# Start of Data shown

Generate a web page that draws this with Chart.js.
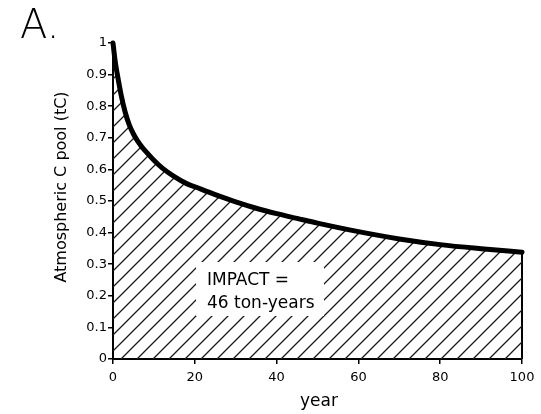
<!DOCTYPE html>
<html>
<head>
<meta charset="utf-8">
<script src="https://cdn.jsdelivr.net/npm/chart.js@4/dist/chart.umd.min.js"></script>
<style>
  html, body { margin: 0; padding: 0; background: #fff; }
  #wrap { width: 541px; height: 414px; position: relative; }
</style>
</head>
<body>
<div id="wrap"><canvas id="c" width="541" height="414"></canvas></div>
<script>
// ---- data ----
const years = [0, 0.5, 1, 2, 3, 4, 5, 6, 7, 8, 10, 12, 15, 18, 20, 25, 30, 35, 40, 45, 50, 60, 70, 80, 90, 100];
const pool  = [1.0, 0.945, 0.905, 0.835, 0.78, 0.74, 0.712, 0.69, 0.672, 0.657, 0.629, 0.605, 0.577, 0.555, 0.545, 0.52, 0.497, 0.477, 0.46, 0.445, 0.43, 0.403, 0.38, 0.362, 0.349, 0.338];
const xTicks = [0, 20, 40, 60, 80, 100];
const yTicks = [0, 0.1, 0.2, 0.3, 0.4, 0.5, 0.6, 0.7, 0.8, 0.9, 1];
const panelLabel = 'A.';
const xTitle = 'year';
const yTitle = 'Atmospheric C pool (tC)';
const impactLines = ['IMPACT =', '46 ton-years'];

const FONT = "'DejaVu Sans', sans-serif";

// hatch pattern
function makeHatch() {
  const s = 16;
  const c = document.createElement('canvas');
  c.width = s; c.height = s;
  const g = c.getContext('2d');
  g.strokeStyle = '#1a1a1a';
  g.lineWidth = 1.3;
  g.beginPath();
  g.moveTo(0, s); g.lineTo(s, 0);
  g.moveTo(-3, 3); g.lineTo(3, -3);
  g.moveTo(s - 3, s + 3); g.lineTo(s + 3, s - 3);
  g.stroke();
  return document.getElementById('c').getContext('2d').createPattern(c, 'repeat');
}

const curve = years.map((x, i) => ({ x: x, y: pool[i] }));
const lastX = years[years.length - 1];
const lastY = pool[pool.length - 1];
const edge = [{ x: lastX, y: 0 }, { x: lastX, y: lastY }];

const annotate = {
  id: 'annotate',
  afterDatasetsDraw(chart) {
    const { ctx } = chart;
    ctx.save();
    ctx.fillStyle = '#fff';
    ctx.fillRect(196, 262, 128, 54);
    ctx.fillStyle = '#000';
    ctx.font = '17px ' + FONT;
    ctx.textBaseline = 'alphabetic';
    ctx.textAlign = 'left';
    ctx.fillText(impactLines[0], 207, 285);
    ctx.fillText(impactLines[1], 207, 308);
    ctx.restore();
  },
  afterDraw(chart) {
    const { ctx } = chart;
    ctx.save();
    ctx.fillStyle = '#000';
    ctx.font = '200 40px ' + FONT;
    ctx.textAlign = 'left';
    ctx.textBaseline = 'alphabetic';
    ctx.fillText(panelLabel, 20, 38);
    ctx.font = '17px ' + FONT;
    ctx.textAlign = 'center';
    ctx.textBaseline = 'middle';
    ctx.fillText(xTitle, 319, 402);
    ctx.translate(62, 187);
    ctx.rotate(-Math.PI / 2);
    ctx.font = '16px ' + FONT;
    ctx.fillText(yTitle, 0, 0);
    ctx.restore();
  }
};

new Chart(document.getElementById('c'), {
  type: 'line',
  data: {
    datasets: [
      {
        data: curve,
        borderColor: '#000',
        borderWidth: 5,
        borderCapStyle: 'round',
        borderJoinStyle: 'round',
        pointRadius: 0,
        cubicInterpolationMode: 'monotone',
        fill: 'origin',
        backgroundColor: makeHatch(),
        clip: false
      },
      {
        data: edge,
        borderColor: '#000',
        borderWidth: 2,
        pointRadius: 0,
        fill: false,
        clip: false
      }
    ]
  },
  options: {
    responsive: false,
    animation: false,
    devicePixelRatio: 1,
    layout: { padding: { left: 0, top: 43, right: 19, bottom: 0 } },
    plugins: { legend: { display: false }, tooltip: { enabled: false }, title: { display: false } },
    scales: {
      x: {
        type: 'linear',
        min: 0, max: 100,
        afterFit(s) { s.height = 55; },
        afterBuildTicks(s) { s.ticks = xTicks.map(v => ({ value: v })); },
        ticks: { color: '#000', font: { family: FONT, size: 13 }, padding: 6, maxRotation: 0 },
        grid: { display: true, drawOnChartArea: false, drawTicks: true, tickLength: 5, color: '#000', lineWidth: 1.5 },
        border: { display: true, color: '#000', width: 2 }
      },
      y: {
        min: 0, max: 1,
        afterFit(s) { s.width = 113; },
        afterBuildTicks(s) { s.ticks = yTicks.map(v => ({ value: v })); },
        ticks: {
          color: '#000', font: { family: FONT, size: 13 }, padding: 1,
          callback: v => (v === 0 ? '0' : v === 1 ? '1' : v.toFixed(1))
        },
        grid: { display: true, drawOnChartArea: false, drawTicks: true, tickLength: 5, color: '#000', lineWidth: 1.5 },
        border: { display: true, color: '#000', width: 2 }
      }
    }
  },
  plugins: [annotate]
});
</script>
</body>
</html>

# End of Data shown
# Start of Data shown

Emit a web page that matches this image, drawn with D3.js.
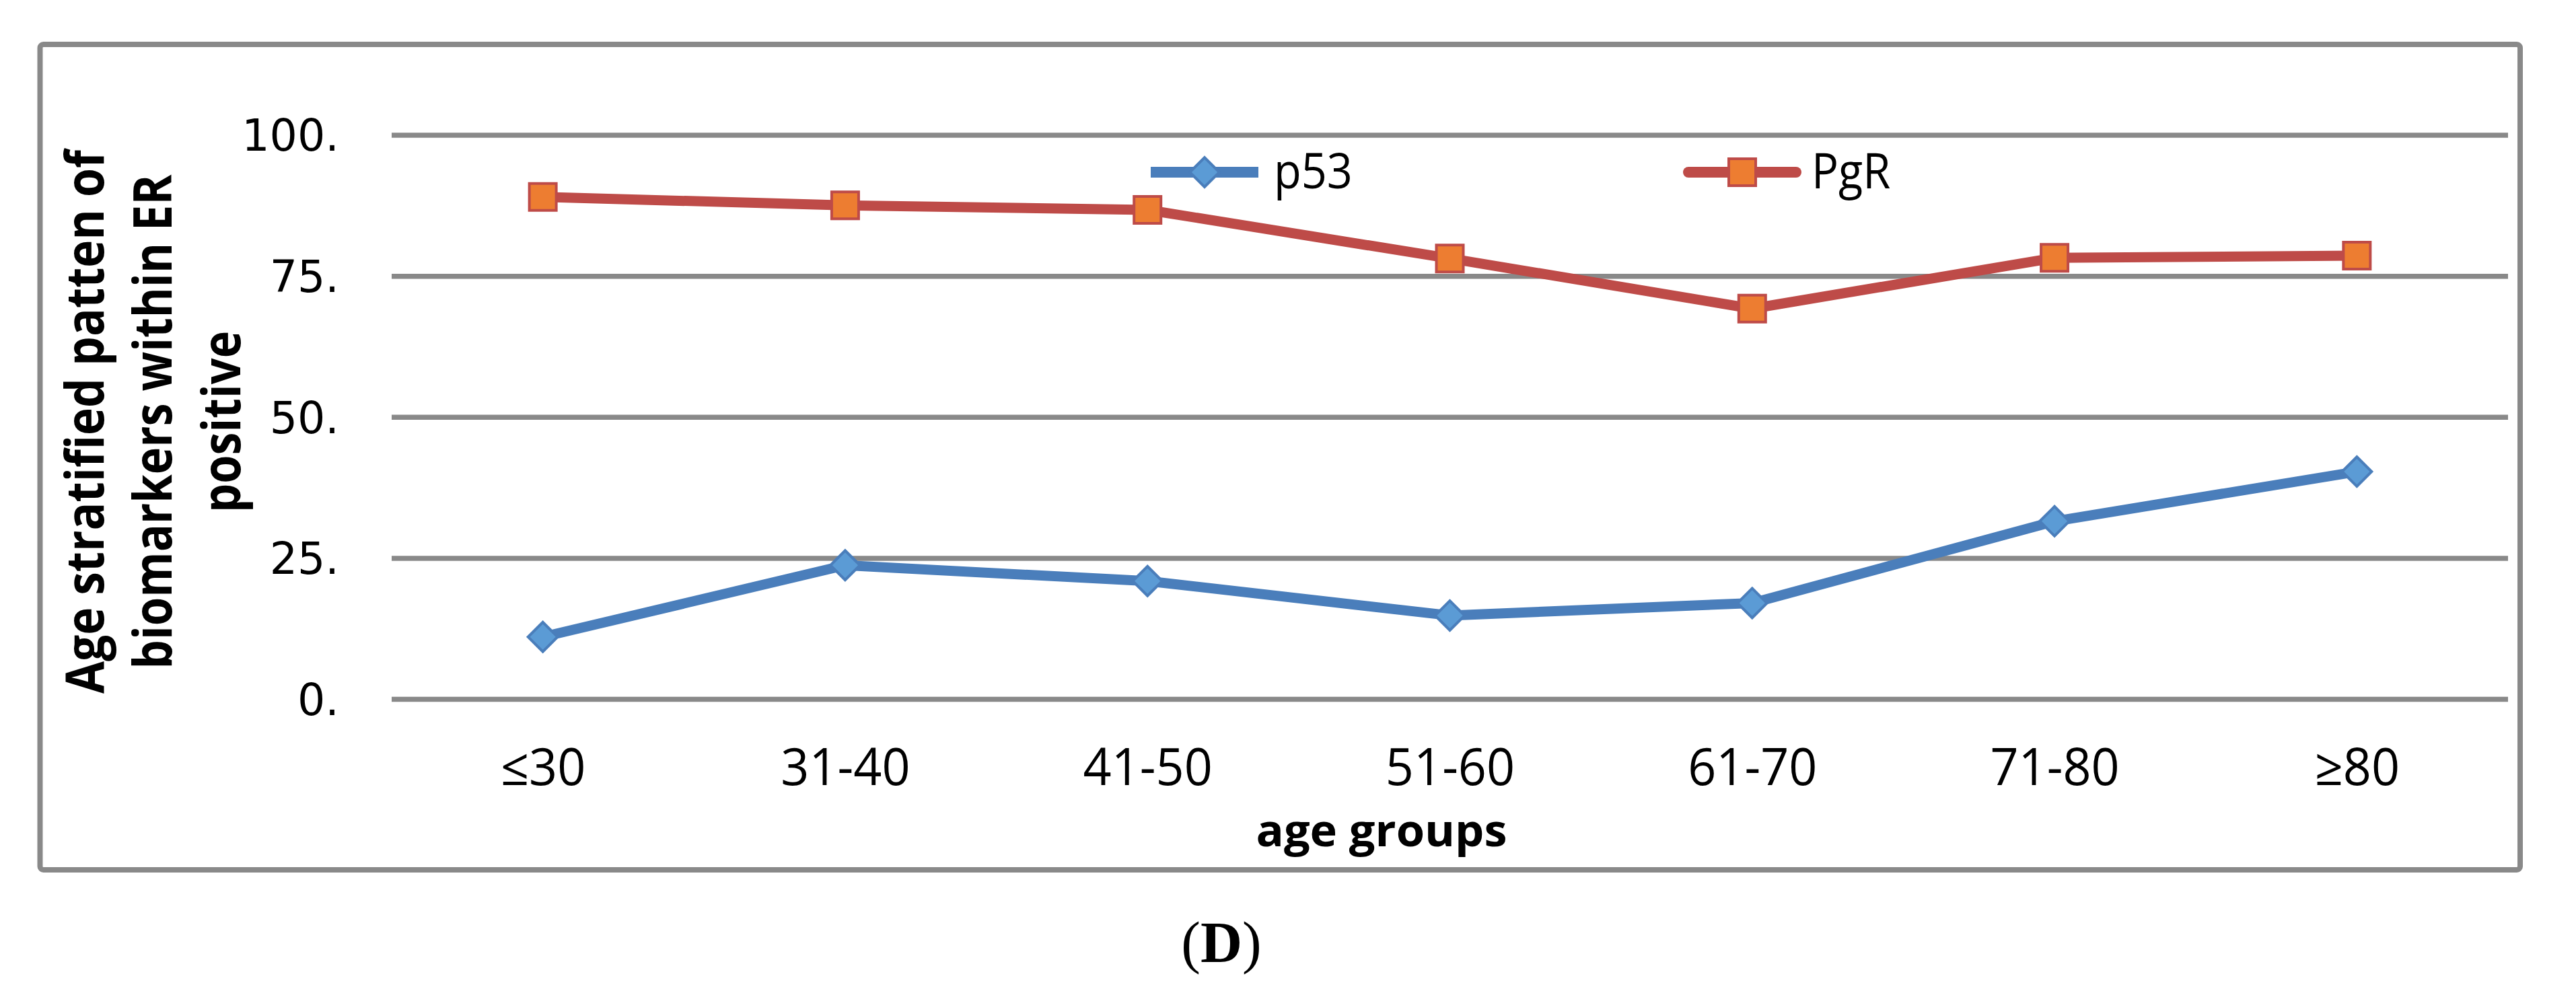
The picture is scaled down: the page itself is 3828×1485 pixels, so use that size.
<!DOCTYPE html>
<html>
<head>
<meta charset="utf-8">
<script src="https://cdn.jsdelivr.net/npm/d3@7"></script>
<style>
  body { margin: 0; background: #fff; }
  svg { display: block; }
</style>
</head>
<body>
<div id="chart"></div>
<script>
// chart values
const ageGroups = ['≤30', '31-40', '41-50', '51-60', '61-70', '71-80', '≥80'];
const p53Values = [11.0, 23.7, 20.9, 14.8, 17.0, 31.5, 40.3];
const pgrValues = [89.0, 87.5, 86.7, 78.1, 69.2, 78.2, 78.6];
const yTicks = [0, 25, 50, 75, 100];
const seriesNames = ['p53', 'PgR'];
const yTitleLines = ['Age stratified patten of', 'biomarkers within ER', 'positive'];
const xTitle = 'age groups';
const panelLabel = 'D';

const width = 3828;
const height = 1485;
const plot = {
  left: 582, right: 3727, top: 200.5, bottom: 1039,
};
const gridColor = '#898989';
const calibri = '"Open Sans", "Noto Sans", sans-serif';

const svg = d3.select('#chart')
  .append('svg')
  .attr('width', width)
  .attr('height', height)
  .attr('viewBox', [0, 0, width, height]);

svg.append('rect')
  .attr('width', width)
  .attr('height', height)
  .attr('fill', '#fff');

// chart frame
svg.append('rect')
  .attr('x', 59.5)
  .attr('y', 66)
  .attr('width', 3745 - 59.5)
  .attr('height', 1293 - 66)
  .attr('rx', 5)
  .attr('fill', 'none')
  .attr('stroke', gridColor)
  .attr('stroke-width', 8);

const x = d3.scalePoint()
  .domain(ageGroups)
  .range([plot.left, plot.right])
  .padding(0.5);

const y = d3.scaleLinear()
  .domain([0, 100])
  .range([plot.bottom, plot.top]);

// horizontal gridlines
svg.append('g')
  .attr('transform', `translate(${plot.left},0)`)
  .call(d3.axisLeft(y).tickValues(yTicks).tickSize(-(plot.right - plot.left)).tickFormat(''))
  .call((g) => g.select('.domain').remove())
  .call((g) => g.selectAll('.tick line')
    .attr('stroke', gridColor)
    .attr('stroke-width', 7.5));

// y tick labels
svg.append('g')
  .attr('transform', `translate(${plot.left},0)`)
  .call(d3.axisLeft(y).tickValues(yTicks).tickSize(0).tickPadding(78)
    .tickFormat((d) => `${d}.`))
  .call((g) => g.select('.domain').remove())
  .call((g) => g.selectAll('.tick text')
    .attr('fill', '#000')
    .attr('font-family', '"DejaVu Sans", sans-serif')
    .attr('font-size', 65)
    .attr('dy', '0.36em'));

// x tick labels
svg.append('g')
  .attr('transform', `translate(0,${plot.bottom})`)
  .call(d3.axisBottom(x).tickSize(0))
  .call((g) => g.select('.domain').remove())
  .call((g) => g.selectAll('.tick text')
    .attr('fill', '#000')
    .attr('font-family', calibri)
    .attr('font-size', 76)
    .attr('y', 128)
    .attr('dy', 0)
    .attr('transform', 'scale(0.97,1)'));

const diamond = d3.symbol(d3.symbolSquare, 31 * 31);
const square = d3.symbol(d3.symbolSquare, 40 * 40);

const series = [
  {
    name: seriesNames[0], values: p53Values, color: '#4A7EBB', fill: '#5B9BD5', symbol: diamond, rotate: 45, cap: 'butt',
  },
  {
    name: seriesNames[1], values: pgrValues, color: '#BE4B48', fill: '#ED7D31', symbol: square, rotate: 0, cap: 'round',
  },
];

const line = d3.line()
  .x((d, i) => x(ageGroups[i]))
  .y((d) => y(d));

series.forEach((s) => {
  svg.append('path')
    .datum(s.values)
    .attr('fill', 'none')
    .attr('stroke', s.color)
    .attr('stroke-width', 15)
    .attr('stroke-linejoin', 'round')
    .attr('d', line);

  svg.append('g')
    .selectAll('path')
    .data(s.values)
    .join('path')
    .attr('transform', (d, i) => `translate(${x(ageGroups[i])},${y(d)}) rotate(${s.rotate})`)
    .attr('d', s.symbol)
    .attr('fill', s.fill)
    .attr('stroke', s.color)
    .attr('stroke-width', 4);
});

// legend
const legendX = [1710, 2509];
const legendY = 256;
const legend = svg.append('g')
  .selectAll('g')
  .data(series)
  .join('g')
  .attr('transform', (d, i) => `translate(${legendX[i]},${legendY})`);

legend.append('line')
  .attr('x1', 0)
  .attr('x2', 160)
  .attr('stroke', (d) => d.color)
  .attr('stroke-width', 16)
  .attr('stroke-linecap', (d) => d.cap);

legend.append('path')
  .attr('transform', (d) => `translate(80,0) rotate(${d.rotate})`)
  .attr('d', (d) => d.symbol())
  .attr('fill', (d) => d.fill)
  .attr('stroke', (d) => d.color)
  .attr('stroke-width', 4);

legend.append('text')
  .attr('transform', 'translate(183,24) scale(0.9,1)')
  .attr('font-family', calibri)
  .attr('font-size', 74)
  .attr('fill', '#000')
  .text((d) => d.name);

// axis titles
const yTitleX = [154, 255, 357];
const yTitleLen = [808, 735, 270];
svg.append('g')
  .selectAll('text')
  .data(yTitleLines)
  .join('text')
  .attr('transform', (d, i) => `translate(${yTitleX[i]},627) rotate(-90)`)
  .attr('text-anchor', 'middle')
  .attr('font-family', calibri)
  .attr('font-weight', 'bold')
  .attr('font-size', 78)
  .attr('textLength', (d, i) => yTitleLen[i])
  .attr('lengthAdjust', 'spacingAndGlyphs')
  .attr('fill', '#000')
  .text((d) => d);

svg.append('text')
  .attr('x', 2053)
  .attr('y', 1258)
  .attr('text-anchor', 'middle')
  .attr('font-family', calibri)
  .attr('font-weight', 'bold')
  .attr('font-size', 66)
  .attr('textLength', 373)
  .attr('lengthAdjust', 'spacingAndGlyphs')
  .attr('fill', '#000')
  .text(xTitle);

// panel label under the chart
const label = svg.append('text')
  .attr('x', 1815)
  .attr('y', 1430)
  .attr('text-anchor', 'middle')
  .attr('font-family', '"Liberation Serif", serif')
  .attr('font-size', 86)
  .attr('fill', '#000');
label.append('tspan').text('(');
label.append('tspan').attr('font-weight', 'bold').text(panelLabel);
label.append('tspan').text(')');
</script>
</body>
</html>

# End of Data shown

_Written task_
Look through the records and gather each line with the word "that".

_Finished exercise_
Generate a web page that draws this with Chart.js.
Emit a web page that matches this image, drawn with D3.js.
The picture is scaled down: the page itself is 3828×1485 pixels, so use that size.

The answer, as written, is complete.